Of course, with solid state disks, which nowadays are standard, the numbers look quite differently. I do not say that they change all the arguments, but doing a performance consideration using a plain old spinning disk in 2013 is probably misleading.
Jeremy and Bart-Jan: Good point, that’s a good reason for using larger swap spaces on laptops. Some people apparently use such suspend features on workstations, but I think it’s quite rare.
Bob: I haven’t had any great problems with overcommit, but I agree if you don’t want to use it then that changes things.
Claudio: I agree that forced reboots of servers are generally undesirable. But it’s also undesirable to have a system become unresponsive due to excessive paging and stay unresponsive until a sysadmin gets access to it. The fastest imaginable response by a sysadmin will be a lot slower than a reboot of a DomU on a virtual server. Of course a reboot of a physical server is going to take a lot longer (the BIOS part alone usually takes a minute), but it will probably still compare well to a sysadmin response – especially at night.
aukkras: I haven’t tried compiling those things. I agree that swap size needs to take usage into account and that development workstations need a lot more.

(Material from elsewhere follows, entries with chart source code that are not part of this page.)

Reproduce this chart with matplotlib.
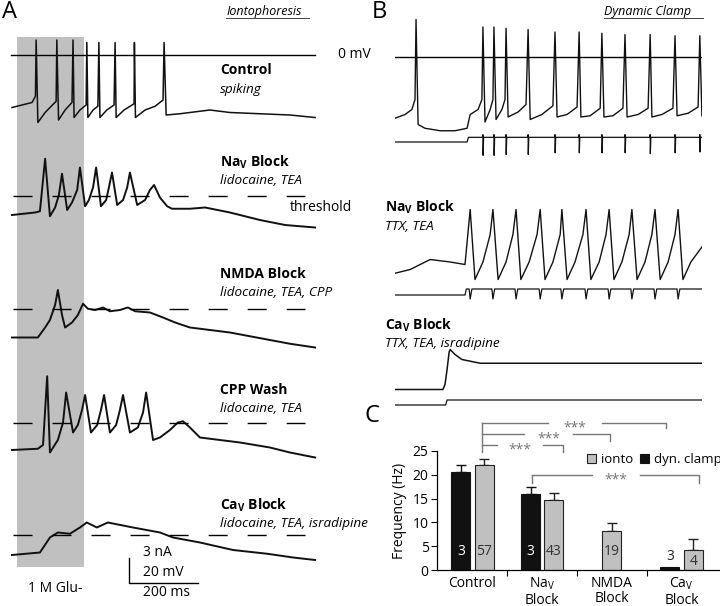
import numpy as np
import matplotlib
matplotlib.use("Agg")
import matplotlib.pyplot as plt
from matplotlib.lines import Line2D
from matplotlib.patches import Rectangle

plt.rcParams['font.family'] = ['Open Sans', 'DejaVu Sans']
plt.rcParams['mathtext.fontset'] = 'custom'
plt.rcParams['mathtext.rm'] = 'Open Sans'
plt.rcParams['mathtext.it'] = 'Open Sans:italic'
plt.rcParams['mathtext.bf'] = 'Open Sans:bold'

# ---- panel A: iontophoresis traces (time ms, Vm mV) ----
ctrl_t = [0, 58, 68, 70, 75, 96, 128, 130, 135, 154, 174, 177, 180, 197, 215, 217, 220, 235, 249, 252,
          255, 275, 296, 299, 302, 325, 354, 355, 358, 386, 415, 438, 441, 447, 487, 574, 632, 719, 806, 879]
ctrl_v = [-42, -38, -33, 12, -54, -46, -37, 12, -52, -44, -38, 12, -50, -44, -40, 10, -50, -44, -41, 10,
          -50, -44, -40, 10, -50, -44, -39, 10, -50, -44, -41, -36, 10, -48, -47, -44, -46, -47, -48, -50]

nav_t = [0, 67, 81, 96, 110, 125, 136, 145, 160, 174, 189, 197, 212, 223, 235, 244, 258, 273, 281, 290,
         305, 322, 334, 342, 363, 386, 400, 412, 429, 450, 464, 516, 560, 632, 719, 792, 835, 879]
nav_v = [-55, -53, -52, -10, -56, -49, -39, -22, -51, -45, -35, -17, -48, -43, -33, -17, -48, -43, -33, -21,
         -47, -43, -33, -21, -47, -43, -35, -31, -41, -48, -50, -50, -49, -53, -59, -63, -64, -65]

nmda_t = [0, 75, 96, 110, 125, 133, 145, 154, 174, 191, 206, 220, 241, 264, 284, 313, 336, 357, 400, 438,
          473, 516, 574, 632, 690, 748, 806, 879]
nmda_v = [-63, -63, -55, -49, -37, -25, -45, -55, -51, -45, -36, -40, -41, -39, -42, -41, -39, -42, -43, -47,
          -51, -55, -57, -59, -62, -65, -68, -71]

cpp_t = [0, 75, 90, 102, 110, 133, 148, 157, 177, 191, 203, 212, 229, 247, 258, 267, 284, 302, 313, 322,
         342, 365, 380, 389, 409, 429, 458, 481, 496, 516, 545, 603, 661, 748, 806, 879]
cpp_v = [-62, -61, -58, -3, -64, -54, -40, -16, -48, -42, -30, -18, -48, -42, -30, -18, -48, -42, -30, -18,
         -48, -44, -32, -16, -54, -52, -46, -40, -39, -44, -52, -54, -56, -60, -64, -68]

cav_t = [0, 81, 110, 133, 168, 197, 217, 246, 278, 351, 429, 467, 545, 641, 740, 815, 879]
cav_v = [-56, -54, -42, -38, -39, -34, -30, -34, -30, -34, -38, -42, -46, -52, -55, -58, -60]

threshold = -40
glu_on, glu_off = 14.5, 209

# ---- panel B: dynamic clamp traces ----
dc_ctrl_t = [0, 29, 49, 58, 61, 67, 87, 131, 174, 209, 218, 241, 252, 255, 261, 276, 284, 287, 293, 310,
             319, 322, 328, 357, 380, 386, 392, 426, 458, 464, 470, 499, 528, 534, 539, 566, 595, 600, 606,
             632, 661, 667, 673, 705, 734, 740, 745, 774, 806, 812, 818, 850, 879, 884, 890]
dc_ctrl_v = [-49, -46, -42, -34, 30, -54, -57, -59, -59, -57, -46, -42, -34, 24, -52, -42, -34, 24, -50, -42,
             -34, 23, -48, -44, -38, 22, -50, -46, -39, 20, -48, -46, -40, 20, -48, -47, -41, 19, -48,
             -47, -41, 18, -48, -46, -41, 18, -48, -46, -41, 17, -47, -45, -40, 17, -47]
dc_ctrl_spikes = [255, 287, 322, 386, 464, 534, 600, 667, 740, 812, 884]
dc_ctrl_tick = [-1.6, -1.6, -1.5, -1.5, -1.3, -1.3, -1.3, -1.3, -1.4, -1.3, -1.2]

dc_nav_t = [0, 44, 102, 160, 203, 218, 232, 255, 276, 284, 299, 322, 342, 351, 365, 389, 412, 421, 435, 458,
            479, 484, 499, 522, 545, 554, 568, 592, 612, 621, 635, 658, 679, 687, 702, 725, 745, 754, 769,
            792, 812, 821, 835, 858, 890]
dc_nav_v = [-57, -54, -46, -48, -50, -6, -62, -48, -26, -6, -62, -48, -26, -6, -62, -48, -26, -6, -62, -48,
            -26, -6, -62, -48, -26, -6, -62, -48, -26, -6, -62, -48, -26, -6, -62, -48, -26, -6, -62,
            -48, -26, -6, -62, -48, -36]
dc_nav_spikes = [218, 284, 351, 421, 484, 554, 621, 687, 754, 821]

dc_cav_t = [0, 139, 145, 151, 157, 160, 174, 194, 247, 362, 479, 595, 711, 827, 890]
dc_cav_v = [-60, -60, -56, -44, -30, -28, -32, -36, -39, -39, -39, -39, -39, -39, -39]

# ---- panel C: firing frequency ----
groups = ["Control", "Na$_\\mathrm{V}$\nBlock", "NMDA\nBlock", "Ca$_\\mathrm{V}$\nBlock"]
dyn_mean = [20.6, 15.9, np.nan, 0.7]
dyn_err = [1.4, 1.6, np.nan, 0.0]
dyn_n = [3, 3, None, 3]
ionto_mean = [22.0, 14.8, 8.2, 4.3]
ionto_err = [1.3, 1.4, 1.6, 2.3]
ionto_n = [57, 43, 19, 4]

W, H = 720, 606
fig = plt.figure(figsize=(W / 100, H / 100), dpi=100)


def ftext(x, y, s, **kw):
    kw.setdefault('va', 'center')
    kw.setdefault('fontsize', 10)
    fig.text(x / W, 1 - y / H, s, **kw)


def fbox(x0, y0, x1, y1):
    return [x0 / W, 1 - y1 / H, (x1 - x0) / W, (y1 - y0) / H]


# panel A axes: 1 px = 2.9 ms, 1 px = 0.8 mV
axA = fig.add_axes(fbox(12, 30, 315, 600))
axA.set_xlim(0, 878.7)
axA.set_ylim(-436, 20)
axA.axis('off')
axA.add_patch(Rectangle((glu_on, -409.6), glu_off - glu_on, 424, color='#c0c0c0', lw=0, zorder=0))
axA.plot([-3, 879], [0, 0], color='k', lw=1, clip_on=False)

offsets = [0, -73, -163, -254, -344]
traces = [(ctrl_t, ctrl_v), (nav_t, nav_v), (nmda_t, nmda_v), (cpp_t, cpp_v), (cav_t, cav_v)]
for k, (t, v) in enumerate(traces):
    axA.plot(t, np.array(v) + offsets[k], color='#111', lw=1.1 if k == 0 else 1.4,
             solid_joinstyle='round', clip_on=False)
    if k > 0:
        axA.plot([3, 850], [threshold + offsets[k]] * 2, color='k', lw=1,
                 dashes=(13.7, 14.4), clip_on=False)

# scale bar 200 ms / 20 mV
axA.plot([338, 338, 538], [-402, -422, -422], color='k', lw=1, clip_on=False)

# panel B axes
axB = fig.add_axes(fbox(395, 10, 702, 415))
axB.set_xlim(0, 890.3)
axB.set_ylim(-286.4, 37.6)
axB.axis('off')
axB.plot([0, 890], [0, 0], color='k', lw=1)

nA = 20 / 3.0  # 3 nA drawn as 20 mV


def clamp_current(step_t, level, spikes, lows, hi=None, end=890):
    t = [0, step_t, step_t + 4]
    i = [0, 0, level]
    for s, lo in zip(spikes, lows):
        if hi is None:
            t += [s - 3, s, s + 5]
            i += [level, lo, level]
        else:
            t += [s - 1, s, s + 0.5, s + 2]
            i += [level, hi, lo, level]
    t.append(end)
    i.append(level)
    return np.array(t), np.array(i)


axB.plot(dc_ctrl_t, dc_ctrl_v, color='#111', lw=1)
ct, ci = clamp_current(209, 0.56, dc_ctrl_spikes, dc_ctrl_tick, hi=0.88)
axB.plot(ct, ci * nA - 68, color='#111', lw=0.9)

axB.plot(dc_nav_t, np.array(dc_nav_v) - 116, color='#111', lw=1)
ct, ci = clamp_current(203, 0.72, dc_nav_spikes, [-0.48] * len(dc_nav_spikes))
axB.plot(ct, ci * nA - 190.4, color='#111', lw=0.9)

axB.plot(dc_cav_t, np.array(dc_cav_v) - 206, color='#111', lw=1.1)
ct, ci = clamp_current(147, 0.6, [], [])
axB.plot(ct, ci * nA - 278.4, color='#111', lw=0.9)

# panel C bar chart
axC = fig.add_axes(fbox(437, 451, 720, 570))
x = np.arange(len(groups))
has_dyn = ~np.isnan(dyn_mean)
off = np.where(has_dyn, 0.168, 0.0)
bw = 0.273
xb = x[has_dyn] - 0.168
xg = x + off
axC.bar(xb, np.array(dyn_mean)[has_dyn], bw, color='#111111', edgecolor='#111111', lw=0.8, zorder=2)
axC.bar(xg, ionto_mean, bw, color='#c0c0c0', edgecolor='#222222', lw=0.8, zorder=2)
de = np.array(dyn_err)[has_dyn]
keep = de > 0
axC.errorbar(xb[keep], np.array(dyn_mean)[has_dyn][keep], yerr=[np.zeros(keep.sum()), de[keep]],
             fmt='none', ecolor='#111', elinewidth=1, capsize=3.5, capthick=1, zorder=1)
axC.errorbar(xg, ionto_mean, yerr=[np.zeros(len(xg)), ionto_err], fmt='none', ecolor='#222',
             elinewidth=1, capsize=3.5, capthick=1, zorder=1)

for xi, m, n in zip(xb, np.array(dyn_mean)[has_dyn], [n for n in dyn_n if n is not None]):
    if m > 6:
        axC.text(xi, 3.8, str(n), color='white', ha='center', va='center', fontsize=10)
    else:
        axC.text(xi, m + 2.1, str(n), color='#222', ha='center', va='center', fontsize=10)
for xi, m, n in zip(xg, ionto_mean, ionto_n):
    axC.text(xi, 3.8 if m > 6 else m * 0.42, str(n), color='#333', ha='center', va='center', fontsize=10)

axC.set_xlim(-0.51, 3.55)
axC.set_ylim(0, 25)
axC.set_yticks([0, 5, 10, 15, 20, 25])
axC.set_xticks(x)
axC.set_xticklabels(groups, fontsize=10, linespacing=1.05)
axC.set_xticks([0.5, 1.5, 2.5], minor=True)
axC.tick_params(axis='x', which='major', length=0, pad=4)
axC.tick_params(axis='x', which='minor', length=4, width=0.8)
axC.tick_params(axis='y', length=4, width=0.8, labelsize=10, pad=2)
for s in ['top', 'right']:
    axC.spines[s].set_visible(False)
for s in ['left', 'bottom']:
    axC.spines[s].set_linewidth(0.9)
axC.set_ylabel("Frequency (Hz)", fontsize=10, labelpad=4)

handles = [Rectangle((0, 0), 1, 1, fc='#c0c0c0', ec='#222', lw=0.8),
           Rectangle((0, 0), 1, 1, fc='#111', ec='#111', lw=0.8)]
axC.legend(handles, ["ionto", "dyn. clamp"], ncol=2, loc='center left', bbox_to_anchor=(0.53, 0.93),
           frameon=False, fontsize=9.5, handlelength=0.7, handleheight=0.7, handletextpad=0.35,
           columnspacing=0.5, borderaxespad=0, borderpad=0)

# significance brackets (x in group units, y in Hz)
gray = '#777777'
brackets = [
    (0.136, 2.777, 30.8, 29.8, 1.084, 1.859),
    (0.136, 1.974, 28.5, 27.0, 0.739, 1.443),
    (0.136, 1.300, 26.2, 24.7, 0.352, 1.012),
    (0.854, 3.250, 19.9, 18.2, 1.715, 2.404),
]
for x0, x1, yl, yd, g0, g1 in brackets:
    axC.plot([x0, g0], [yl, yl], color=gray, lw=1, clip_on=False)
    axC.plot([g1, x1, x1], [yl, yl, yd], color=gray, lw=1, clip_on=False)
    axC.text((g0 + g1) / 2, yl - 0.9, "***", color=gray, ha='center', va='center', fontsize=10)
    if x0 > 0.5:
        axC.plot([x0, x0], [yd, yl], color=gray, lw=1, clip_on=False)
axC.plot([0.136, 0.136], [24.7, 30.8], color=gray, lw=1, clip_on=False)

# text and labels
ftext(9.5, 12, "A", fontsize=17, ha='center')
ftext(379, 12, "B", fontsize=17, ha='center')
ftext(372, 416, "C", fontsize=17, ha='center')

ftext(226, 11, "Iontophoresis", style='italic', fontsize=9)
fig.add_artist(Line2D([226 / W, 309 / W], [1 - 18 / H] * 2, color='#444', lw=0.7))
ftext(604, 12, "Dynamic Clamp", style='italic', fontsize=9)
fig.add_artist(Line2D([604 / W, 703 / W], [1 - 18 / H] * 2, color='#444', lw=0.7))

ftext(338, 55, "0 mV")
ftext(290, 208, "threshold")

a_labels = [("Control", "spiking", 70), ("Na$_\\mathbf{V}$ Block", "lidocaine, TEA", 162),
            ("NMDA Block", "lidocaine, TEA, CPP", 274), ("CPP Wash", "lidocaine, TEA", 390),
            ("Ca$_\\mathbf{V}$ Block", "lidocaine, TEA, isradipine", 505)]
for title, sub, y in a_labels:
    ftext(220, y, title, fontweight='bold')
    ftext(220, y + 19, sub, style='italic', fontsize=9.7)

b_labels = [("Na$_\\mathbf{V}$ Block", "TTX, TEA", 207), ("Ca$_\\mathbf{V}$ Block", "TTX, TEA, isradipine", 325)]
for title, sub, y in b_labels:
    ftext(385, y, title, fontweight='bold')
    ftext(385, y + 19, sub, style='italic', fontsize=9.7)

ftext(143, 553, "3 nA")
ftext(143, 572, "20 mV")
ftext(143, 593, "200 ms")
ftext(55, 588, "1 M Glu-", ha='center')

fig.savefig("out.png", dpi=100)
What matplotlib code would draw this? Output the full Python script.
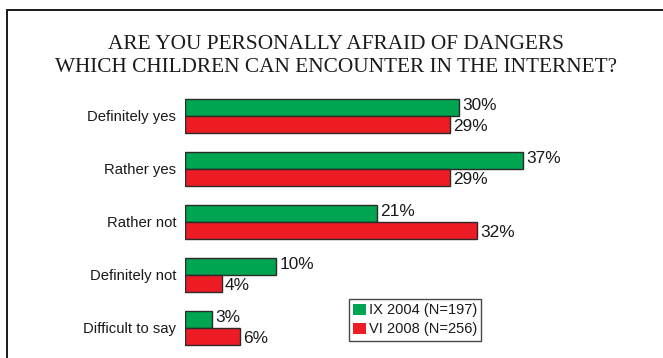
import matplotlib
matplotlib.use('Agg')

import matplotlib.pyplot as plt
from matplotlib.patches import Rectangle, Patch
import numpy as np

categories = ['Definitely yes', 'Rather yes', 'Rather not', 'Definitely not', 'Difficult to say']
series_names = ['IX 2004 (N=197)', 'VI 2008 (N=256)']
values_2004 = [30, 37, 21, 10, 3]
values_2008 = [29, 29, 32, 4, 6]
title_lines = ['ARE YOU PERSONALLY AFRAID OF DANGERS',
               'WHICH CHILDREN CAN ENCOUNTER IN THE INTERNET?']

GREEN = '#00a551'
RED = '#ed1c24'
EDGE = '#2a2a2a'

W, H = 663, 358
fig = plt.figure(figsize=(W / 100, H / 100), dpi=100)
fig.patch.set_facecolor('white')


def px(x, y):
  # pixel position (from top-left) to figure fraction
  return x / W, 1 - y / H


# outer frame, runs off the right and bottom edges
fig.add_artist(Rectangle(px(7, 400), (W + 20) / W, (400 - 9.5) / H,
                         transform=fig.transFigure, fill=False,
                         edgecolor='#1a1a1a', linewidth=1.4))

for i, line in enumerate(title_lines):
  fig.text(0.507, 1 - (44.5 + i * 23) / H, line, ha='center', va='center',
           family='Liberation Serif', fontsize=15.3, color='#1a1a1a')

# axes: x=0 at 185px, 9.14 px per percent; groups spaced 53px
left, top = 185, 116 - 26.5
xmax = 50
ax = fig.add_axes([left / W, 1 - (top + 5 * 53) / H, xmax * 9.14 / W, 5 * 53 / H])
ax.set_xlim(0, xmax)
ax.set_ylim(4.5, -0.5)
ax.axis('off')

pos = np.arange(len(categories))
bh = 17.3 / 53
bars1 = ax.barh(pos - bh / 2, values_2004, bh, color=GREEN, edgecolor=EDGE, linewidth=1.0)
bars2 = ax.barh(pos + bh / 2, values_2008, bh, color=RED, edgecolor=EDGE, linewidth=1.0)

for bars, vals, dy in ((bars1, values_2004, -0.04), (bars2, values_2008, 0.04)):
  for rect, v in zip(bars, vals):
    ax.text(v + 0.35, rect.get_y() + rect.get_height() / 2 + dy, '%d%%' % v,
            ha='left', va='center', family='Liberation Sans', fontsize=12.4,
            color='#1a1a1a')

for p, name in zip(pos, categories):
  ax.text(-0.95, p + 0.02, name, ha='right', va='center',
          family='Liberation Sans', fontsize=10.7, color='#1a1a1a')

handles = [Patch(facecolor=GREEN, edgecolor='none'), Patch(facecolor=RED, edgecolor='none')]
leg = fig.legend(handles, series_names, loc='upper left', bbox_to_anchor=px(349, 299),
                 prop={'family': 'Liberation Sans', 'size': 10.5},
                 frameon=True, fancybox=False, borderaxespad=0, borderpad=0.3,
                 handlelength=0.85, handleheight=0.85, handletextpad=0.2,
                 labelspacing=0.35)
leg.get_frame().set_edgecolor('#1a1a1a')
leg.get_frame().set_linewidth(1.0)
for t in leg.get_texts():
  t.set_color('#1a1a1a')

plt.savefig('out.png', dpi=100)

Patrick: Yes, SSD does change things. However one issue with SSD is that few people have the confidence in the technology to use it much for swap even though all the theoretical calculations indicate that if the devices work according to spec then it should never be a problem.
Patrick: I’ve just done a quick Bonnie++ test comparing an Intel 120G SSD running BTRFS to a pair of 3TB disks running BTRS RAID-1 and Ext4 with Linux Software RAID-1 (both BTRFS and Ext4+Software RAID gave about the same performance). The most significant difference in the test results was for random seeks which was about 7* faster on the SSD.
So it seems that if we count SSD as the modern disk for swap then instead of there being a factor of 200 disparity between improvements in random seek speed and RAM size we would have a factor of about 30. That is still very significant.